Venado’s computing capacity will house 2,560 direct, liquid-cooled Grace Hopper Superchips in the exascale-class HPE Cray EX supercomputer. The system will also use 920 Nvidia Grace CPU Superchips, making it the first large-scale system with Nvidia Grace CPU superchips deployed in the United States. Nvidia packs 144 Arm cores in a Grace CPU Superchip to deliver an immediate performance boost to a wide range of HPC applications.
The lab said Venado was built to prioritize overall performance and workflow efficiency. The system is networked with HPE Slingshot 11 high-speed interconnect. Additional HPE Cray supercomputing software that leverages AI handles modeling and simulation workloads. Designed and manufactured in HPE’s facility in Chippewa Falls, Wisconsin, Venado takes its name from one of the highest peaks in New Mexico’s Sangre de Cristo Mountains.
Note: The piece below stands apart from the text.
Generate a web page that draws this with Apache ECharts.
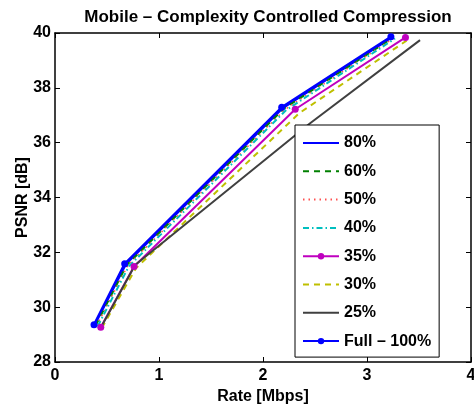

The Nvidia Grace Hopper Superchips combine an Arm-based Nvidia central processing unit with an Nvidia Hopper architecture-based graphics processing unit to address high performance computing and giant-scale artificial intelligence applications. The superchips can execute millions more instructions per second, usually at lower cost and power consumption, than preceding chip technology. In early-scale tests Venado has shown significant results in atomistic simulations for materials science and high-resolution astrophysics simulations.
The system was delivered to Los Alamos in March.
“Venado adds to our cutting-edge supercomputing that advances national security and basic research, and it will accelerate how we integrate artificial intelligence into meeting those challenges,” said Thom Mason, director of Los Alamos National Laboratory.
“Our supercomputing capabilities represent a critical component of how national laboratories tackle important problems,” said David Turk, deputy secretary of the U.S. Department of Energy. “With its ability to incorporate artificial intelligence approaches, we are looking forward to seeing how the Venado system at Los Alamos can deliver new and meaningful results for areas of interest.”
“As the first U.S. supercomputer powered by Nvidia Grace Hopper, the Venado system delivers groundbreaking performance and energy efficiency to accelerate scientific discovery,” said Ian Buck, vice president of hyperscale and HPC at Nvidia. “Through our continued work with Los Alamos and HPE, Venado will be a magnificent scientific instrument for researchers to achieve breakthroughs in materials science, renewable energy, astrophysics and more.”
“Powerful supercomputing with AI-driven capabilities will enable researchers to make high-impact breakthroughs and solve real-world problems in this next era of scientific discovery,” said Trish Damkroger, senior vice president and general manager, HPC & AI Infrastructure Solutions at HPE. “Los Alamos National Laboratory continues to demonstrate cutting-edge research and engineering achievements with industry-leading supercomputing. We are proud of our longstanding relationship with the Lab to build Venado, together with Nvidia, to deliver innovative AI solutions that will accelerate discoveries and make impactful contributions in fields like materials science and energy research.”
Venado is the outcome of a codesign process that will form the basis for ongoing collaboration focused on developing a broad spectrum of computing, memory and software technologies. Codesign draws on the combined expertise of vendors, hardware architects, system software developers, domain scientists, computer scientists and applied mathematicians working together to make informed decisions about hardware and software components.